Und vielleicht wünschen wir uns, dass unser Glaube stärker werden möge, und das Vertrauen, dass am Ende alles gut wird in uns wachsen möge. Vielleicht sind wir hier, weil wir wenigstens einmal einen Moment des Friedens erleben wollen, der höher ist als alle Vernunft und stärker als alles, womit wir uns sonst herumschlagen müssen.
Ja, ich wünsche mir, dass Gottes heiliger Geist uns heute erfüllen möge und wir wenigstens eine kurze Zeit uns auf dieser Welt sicher und geborgen fühlen. Morgen dürfen die alten Zweifel und Probleme dann auch wieder kommen, aber heute, heute soll es Weihnachten werden. Heute soll der Friede Gottes einmal stärker sein. Heute soll die Hoffnung überwiegen. Heute werden wir die Musik und das Kerzenlicht genießen und getröstet nach Hause gehen. Heute möge der Friede Gottes uns überwältigen und und mit unsagbarem Glück erfüllen. Und wenn nicht heute dann morgen oder übermorgen. Und damit will ich mich zufrieden geben.

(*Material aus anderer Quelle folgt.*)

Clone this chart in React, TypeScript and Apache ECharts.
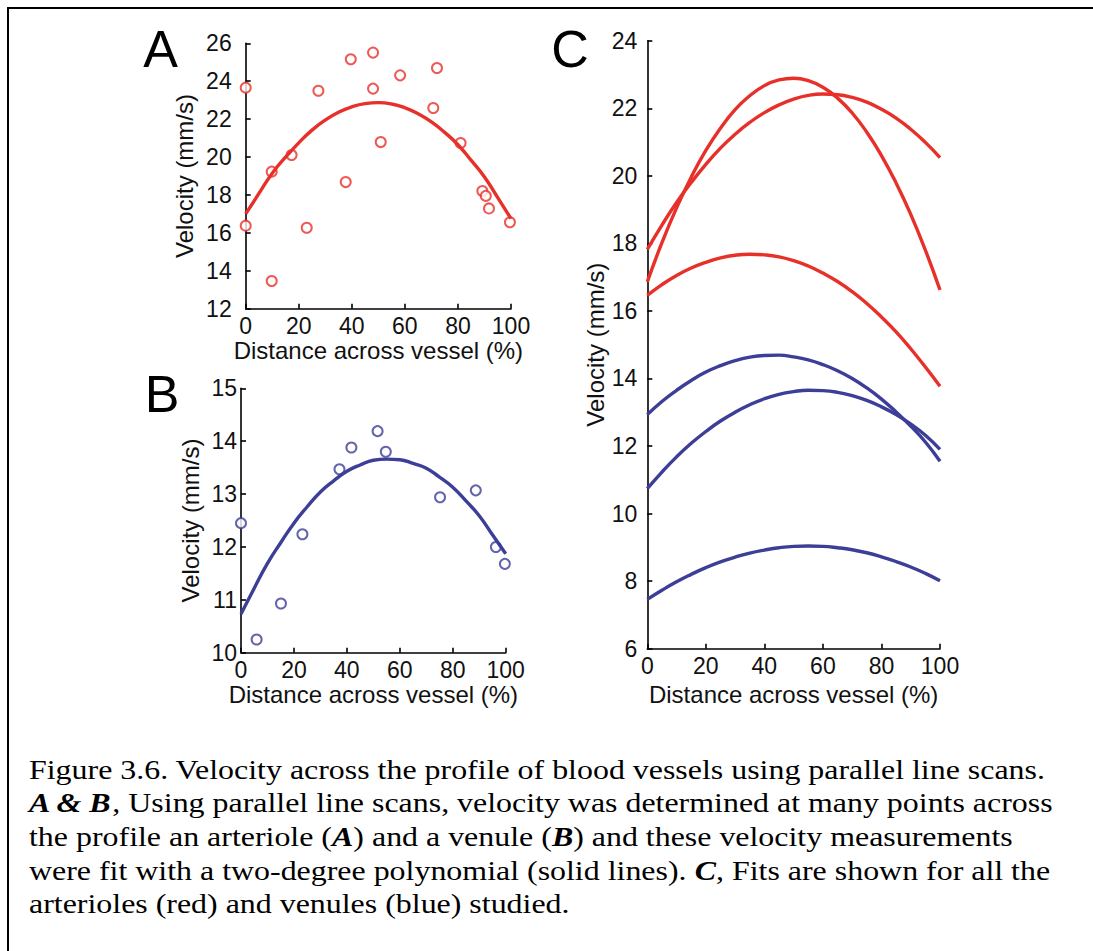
import React, { useEffect, useRef } from "react";
import * as echarts from "echarts";

const fitX = [0, 5, 10, 15, 20, 25, 30, 35, 40, 45, 50, 55, 60, 65, 70, 75, 80, 85, 90, 95, 100];

// Panel A: arteriole measurements
const aPointsX = [0, 0, 9.8, 9.8, 17.3, 23, 27.4, 37.7, 39.6, 48, 48, 50.9, 58.2, 70.7, 72.1, 81, 89.2, 90.5, 91.7, 99.6];
const aPointsY = [23.66, 16.38, 19.23, 13.46, 20.11, 16.27, 23.5, 18.68, 25.16, 25.51, 23.61, 20.79, 24.31, 22.59, 24.7, 20.74, 18.21, 17.95, 17.29, 16.56];
const aFitY = [17.0, 18.08, 19.15, 19.99, 20.75, 21.42, 21.95, 22.36, 22.65, 22.82, 22.87, 22.8, 22.6, 22.29, 21.85, 21.3, 20.65, 19.82, 18.95, 17.86, 16.75];

// Panel B: venule measurements
const bPointsX = [0, 5.9, 15.1, 23.2, 37.2, 41.7, 51.6, 54.7, 75.2, 88.7, 96.3, 99.7];
const bPointsY = [12.45, 10.25, 10.93, 12.24, 13.47, 13.88, 14.19, 13.8, 12.94, 13.07, 12.0, 11.68];
const bFitY = [10.73, 11.22, 11.69, 12.08, 12.45, 12.76, 13.04, 13.25, 13.43, 13.55, 13.64, 13.66, 13.65, 13.58, 13.49, 13.32, 13.13, 12.87, 12.59, 12.23, 11.87];

// Panel C: fits for all arterioles (red) and venules (blue)
const cRed1 = [16.86, 18.02, 19.05, 19.96, 20.75, 21.41, 21.96, 22.37, 22.67, 22.84, 22.89, 22.82, 22.62, 22.3, 21.86, 21.29, 20.6, 19.79, 18.86, 17.8, 16.62];
const cRed2 = [17.82, 18.54, 19.21, 19.8, 20.34, 20.82, 21.23, 21.58, 21.87, 22.1, 22.27, 22.38, 22.42, 22.4, 22.32, 22.18, 21.97, 21.71, 21.38, 20.99, 20.54];
const cRed3 = [16.46, 16.78, 17.05, 17.27, 17.44, 17.57, 17.65, 17.68, 17.66, 17.6, 17.49, 17.33, 17.12, 16.87, 16.57, 16.22, 15.82, 15.38, 14.88, 14.34, 13.77];
const cBlue1 = [12.93, 13.32, 13.65, 13.94, 14.19, 14.38, 14.53, 14.63, 14.68, 14.69, 14.64, 14.55, 14.41, 14.23, 14.0, 13.72, 13.39, 13.01, 12.59, 12.12, 11.55];
const cBlue2 = [10.74, 11.23, 11.68, 12.08, 12.43, 12.74, 13.0, 13.22, 13.4, 13.53, 13.61, 13.65, 13.64, 13.59, 13.49, 13.35, 13.16, 12.93, 12.65, 12.32, 11.9];
const cBlue3 = [7.46, 7.73, 7.98, 8.2, 8.4, 8.57, 8.71, 8.83, 8.92, 8.99, 9.03, 9.04, 9.03, 8.99, 8.93, 8.84, 8.72, 8.58, 8.42, 8.23, 8.01];

const xName = "Distance across vessel (%)";
const yName = "Velocity (mm/s)";

const captionLines = [
  "Figure 3.6. Velocity across the profile of blood vessels using parallel line scans.",
  "{bi|A & B}, Using parallel line scans, velocity was determined at many points across",
  "the profile an arteriole ({bi|A}) and a venule ({bi|B}) and these velocity measurements",
  "were fit with a two-degree polynomial (solid lines). {bi|C}, Fits are shown for all the",
  "arterioles (red) and venules (blue) studied.",
];

const RED = "#e8302a";
const BLUE = "#3c3e97";
const SANS = "'Liberation Sans', Arial, Helvetica, sans-serif";
const SERIF = "'Liberation Serif', 'Times New Roman', serif";

const pairs = (xs: number[], ys: number[]) => xs.map((x, i) => [x, ys[i]]);

function axis(
  gridIndex: number,
  min: number,
  max: number,
  interval: number,
  name: string,
  nameGap: number,
  labelMargin: number
) {
  return {
    gridIndex,
    type: "value",
    min,
    max,
    interval,
    axisLine: { show: true, onZero: false, lineStyle: { color: "#000", width: 1.6 } },
    axisTick: { show: true, inside: true, length: 5, lineStyle: { color: "#000", width: 1.6 } },
    axisLabel: { color: "#111", fontSize: 23, fontFamily: SANS, margin: labelMargin },
    splitLine: { show: false },
    name,
    nameLocation: "middle",
    nameGap,
    nameTextStyle: { color: "#111", fontSize: 24, fontFamily: SANS },
  };
}

function fitLine(xi: number, yi: number, ys: number[], color: string) {
  return {
    type: "line",
    xAxisIndex: xi,
    yAxisIndex: yi,
    data: pairs(fitX, ys),
    smooth: true,
    showSymbol: false,
    symbol: "none",
    lineStyle: { color, width: 3.4 },
    z: 3,
  };
}

function scatter(xi: number, yi: number, xs: number[], ys: number[], color: string) {
  return {
    type: "scatter",
    xAxisIndex: xi,
    yAxisIndex: yi,
    data: pairs(xs, ys),
    symbol: "emptyCircle",
    symbolSize: 10,
    itemStyle: { color, borderColor: color, borderWidth: 1.7 },
    z: 2,
  };
}

export default function App() {
  const ref = useRef<HTMLDivElement>(null);

  useEffect(() => {
    if (!ref.current) return;
    const chart = echarts.init(ref.current, undefined, { renderer: "svg" });

    const captionY = [768.8, 802.2, 836.2, 869.8, 903.2];

    const option: any = {
      animation: false,
      backgroundColor: "#fff",
      grid: [
        { left: 245.7, top: 43.3, width: 265.3, height: 265.4 },
        { left: 241, top: 388.3, width: 264.7, height: 264.4 },
        { left: 647.3, top: 40.7, width: 292.7, height: 608 },
      ],
      xAxis: [
        axis(0, 0, 100, 20, xName, 29, 6),
        axis(1, 0, 100, 20, xName, 30, 6),
        axis(2, 0, 100, 20, xName, 34, 6),
      ],
      yAxis: [
        axis(0, 12, 26, 2, yName, 49, 14),
        axis(1, 10, 15, 1, yName, 39, 4),
        axis(2, 6, 24, 2, yName, 38, 10),
      ],
      series: [
        scatter(0, 0, aPointsX, aPointsY, RED),
        fitLine(0, 0, aFitY, RED),
        scatter(1, 1, bPointsX, bPointsY, BLUE),
        fitLine(1, 1, bFitY, BLUE),
        fitLine(2, 2, cRed1, RED),
        fitLine(2, 2, cRed2, RED),
        fitLine(2, 2, cRed3, RED),
        fitLine(2, 2, cBlue1, BLUE),
        fitLine(2, 2, cBlue2, BLUE),
        fitLine(2, 2, cBlue3, BLUE),
      ],
      graphic: [
        {
          type: "rect",
          shape: { x: 8, y: 8, width: 1200, height: 1200 },
          style: { fill: "none", stroke: "#000", lineWidth: 2 },
          silent: true,
        },
        {
          type: "text",
          x: 160.5,
          y: 48.5,
          style: { text: "A", fontSize: 52, fontFamily: SANS, fill: "#000", align: "center", verticalAlign: "middle" },
        },
        {
          type: "text",
          x: 162,
          y: 394,
          style: { text: "B", fontSize: 52, fontFamily: SANS, fill: "#000", align: "center", verticalAlign: "middle" },
        },
        {
          type: "text",
          x: 570,
          y: 49,
          style: { text: "C", fontSize: 52, fontFamily: SANS, fill: "#000", align: "center", verticalAlign: "middle" },
        },
        ...captionLines.map((t, i) => ({
          type: "text",
          x: 29,
          y: captionY[i],
          scaleX: 1.14,
          style: {
            text: t,
            fontSize: 28,
            fontFamily: SERIF,
            fill: "#000",
            align: "left",
            verticalAlign: "middle",
            rich: {
              bi: { fontSize: 28, fontFamily: SERIF, fontWeight: "bold", fontStyle: "italic", fill: "#000" },
            },
          },
        })),
      ],
    };

    chart.setOption(option);
    return () => chart.dispose();
  }, []);

  return (
    <div
      ref={ref}
      style={{ position: "absolute", left: 0, top: 0, width: 1093, height: 951 }}
    />
  );
}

Wir brauchen ja nicht immerwährende Sicherheit und ungebrochenes Vertrauen.
Jesus sagt: Wenn euer Glaube auch nur so groß ist wie ein Senfkorn, könnt ihr damit Berge versetzen. Und wenn unsere Hoffnung uns durch die nächsten Stunden trägt, dann reicht das erst einmal. Und wenn die Freudenboten uns heute erreichen, dann müssen wir uns keine Gedanken darüber machen wie es morgen sein wird. Heute ist Weihnachten, und dann sehen wir weiter.
Der Friede Gottes, der höher ist als all unsere Vernunft wahre eure Herzen und Sinne in Christus Jesus zum ewigen seligen Leben.